We’d hardly started the campaign when I made a trip to New York. Passing through Pittsburgh, I saw in one of the Pittsburgh morning papers which came on the train that the candy manufacturers were meeting there, and that the candy manufacturers had appropriated $150,000 to run a campaign against cigarette smoking. Already at the end of these few months the candy people were feeling it, since people have a limited amount of money. They wanted to stop the growth of cigarettes so that money could be used for candy, and they wanted a good argument for people to buy candy.
The main argument that they were going to put forward was that cigarette smoking was not good for the nervous system and for general health. The way to stop it was to eat a piece of candy. If you ate a piece of candy, the sweetness of that would so fix your saliva that you would lose your taste to smoke—which is a fact.
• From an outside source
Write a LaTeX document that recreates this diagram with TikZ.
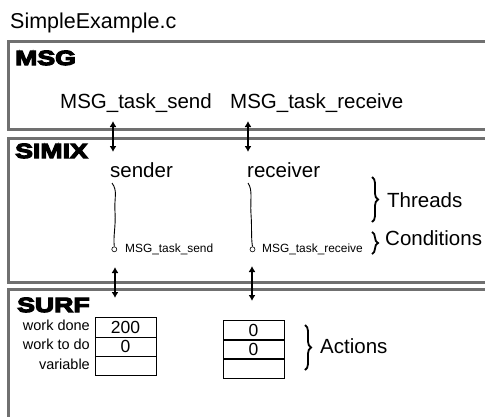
\documentclass[tikz,border=0pt]{standalone}
\usepackage{fontspec}
\setmainfont{Liberation Sans}
\newfontfamily\heavyfont[FakeBold=6,FakeStretch=1.3]{Liberation Sans Bold}
\usetikzlibrary{arrows.meta,decorations.pathreplacing}

\definecolor{layergray}{RGB}{112,112,112}

\tikzset{
  layer/.style={draw=layergray, line width=3pt},
  layername/.style={anchor=base west, inner sep=0pt, font=\heavyfont\fontsize{20.5}{24}\selectfont},
  big/.style={anchor=base west, inner sep=0pt, font=\fontsize{20.5}{24}\selectfont},
  small/.style={anchor=base west, inner sep=0pt, font=\fontsize{11.9}{14}\selectfont},
  fieldname/.style={anchor=base east, inner sep=0pt, font=\fontsize{14.5}{17}\selectfont},
  cell/.style={draw, line width=1pt, minimum width=61pt, minimum height=19.3pt,
    inner sep=0pt, font=\fontsize{17.5}{20}\selectfont},
  updown/.style={{Latex[length=6pt,width=7pt]}-{Latex[length=6pt,width=7pt]}, line width=1.8pt},
  thread/.style={line width=0.9pt},
  cond/.style={circle, draw, line width=0.6pt, inner sep=0pt, minimum size=5pt},
  bracket/.style={decorate, decoration={brace, amplitude=6pt}, line width=1.8pt}
}

\begin{document}
\begin{tikzpicture}[x=1pt, y=-1pt]

\useasboundingbox (0,0) rectangle (485,416);
\clip (0,0) rectangle (485,416);

\node[big, font=\fontsize{21.5}{25}\selectfont] (title) at (10,28.5) {SimpleExample.c};

% layers
\draw[layer] (8,41) rectangle (495,129);
\draw[layer] (8,138) rectangle (495,282);
\draw[layer] (8,289) rectangle (495,430);

\node[layername] (msg) at (15,65) {MSG};
\node[layername] (simix) at (15,158) {SIMIX};
\node[layername] (surf) at (17,312) {SURF};

% MSG calls
\node[big] (callsend) at (60,108) {MSG\_task\_send};
\node[big] (callrecv) at (230,108) {MSG\_task\_receive};

% SIMIX threads
\node[big] (sender) at (110,177) {sender};
\node[big] (receiver) at (247,177) {receiver};

\node[cond] (condsend) at (114.3,249.3) {};
\node[cond] (condrecv) at (252.5,249.3) {};

\coordinate (tsend) at (112,183);
\coordinate (trecv) at (248,183);

\draw[thread] (tsend) .. controls (118,191) and (114,198) .. (115,212)
  .. controls (116,226) and (113,236) .. (condsend.north);
\draw[thread] (trecv) .. controls (253,190) and (250,200) .. (251,214)
  .. controls (252,228) and (251,238) .. (condrecv.north);

\node[small] (condsendlbl) at (125,252) {MSG\_task\_send};
\node[small] (condrecvlbl) at (262,252) {MSG\_task\_receive};

\draw[bracket] (372,177) -- (372,222);
\draw[bracket] (372,232) -- (372,254);
\node[big] (threads) at (387,207) {Threads};
\node[big] (conditions) at (385,245) {Conditions};

% SURF actions
\foreach \i/\val in {1/200, 2/0, 3/{}}
    \node[cell] (sendact\i) at (125.5, {327.6+19.3*(\i-1)}) {\val};

\foreach \i/\val in {1/0, 2/0, 3/{}}
    \node[cell] (recvact\i) at (253.5, {330.6+19*(\i-1)}) {\val};

\foreach \i/\field in {1/work done, 2/work to do, 3/variable}
    \node[fieldname] (field\i) at (90, {330+19.5*(\i-1)}) {\field};

\draw[bracket] (305,325) -- (305,370);
\node[big] (actions) at (320,353) {Actions};

% calls between layers
\foreach \name/\x/\top/\bot in {msgsend/113/121/152, msgrecv/248/121/152,
                                 surfsend/115/267/298, surfrecv/252/266/301} {
    \coordinate (\name a) at (\x,\top);
    \coordinate (\name b) at (\x,\bot);
    \draw[updown] (\name a) -- (\name b);
}

\end{tikzpicture}
\end{document}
Then I remembered what had given me the original impulse for the “precious voice” campaign. It was that the doctor had told my wife to smoke to cut down on her appetite for sweets. So I said, “Well, if that idea is good for them with their little $150,000”—and they did run a few advertisements in the Saturday Evening Post —“that justifies us in reverse in using the several millions we have now in making the claim for Lucky Strike.”
So I went to see Mr. Hill, and I said to Mr. Hill, “I have a wonderful idea for you that we want to add to our ‘precious voice’ campaign. It will multiply the results.”
“Oh,” he said, “I have an idea I want to give you first. I have an idea I thought of myself, and I don’t want any of yours until I give you mine. I’m excited about mine.”
He pulled out of a drawer a piece of paper on which he had written these words, “Reach for a Lucky instead of a bonbon.”
He said, “What do you think of that?”
I said, “How did you come to think of that? What, for instance, made you think of that?”
He told me a story utterly different from mine, but of an incident which happened to him. Mr. Hill was a man, in certain ways, with very old-fashioned ideas. He didn’t call candy, candy. It was bonbon.
He said, “What do you think of it?”
I said, “I think it could be made terrific, but as it is, it’s no good. One word would have to be changed.”
He said, “What?”
I took a pencil and put a mark through the word “bonbon.” In its place I put the word “sweet,” and it read, “Reach for a Lucky instead of a sweet.”
He said, “Why?”
I said, “Because ninety per cent of the people who will read this won’t know what bonbon means. You happen to have lived in France a lot. Second, there’s a swing to ‘sweet’—one word—that there isn’t to ‘bonbon.’ But third, why do we want to limit it to candy, which is just one item of sweets? We want people not to take pies and cakes.”
Everyone knows that anything with sugar in it is a sweet. I said it should be, “Reach for a Lucky instead of a sweet,” and he agreed to that.
Then we added to our copy with each of the testifiers that they protected their “precious voices” by smoking Luckies, and that they protected their figures by “reaching for a Lucky instead of a sweet.”
I think the earnings went from about $12,000,000 a year in 1926, to $40,000,000 in ’30 or ’31 and Luckies became the overwhelming leader of the line, and the pacemaker.
Then Mr. Hill became very excited over advertising, and we changed the programs a lot. “Nature in the raw is seldom mild” is a long story. It was overused, and it was hurtful to Luckies—but that is another story.
Hill was so obsessed with Luckies that I would not call him a completely well-balanced man. He was erratic and rough because he had this compulsion, which it would take a Freud to understand, regarding the selling of Luckies. It was just a religious crusade with him—which made it very difficult at times to work with a man so narrow-minded on a thing which was all out of focus. Within himself, he felt he was performing a great social service!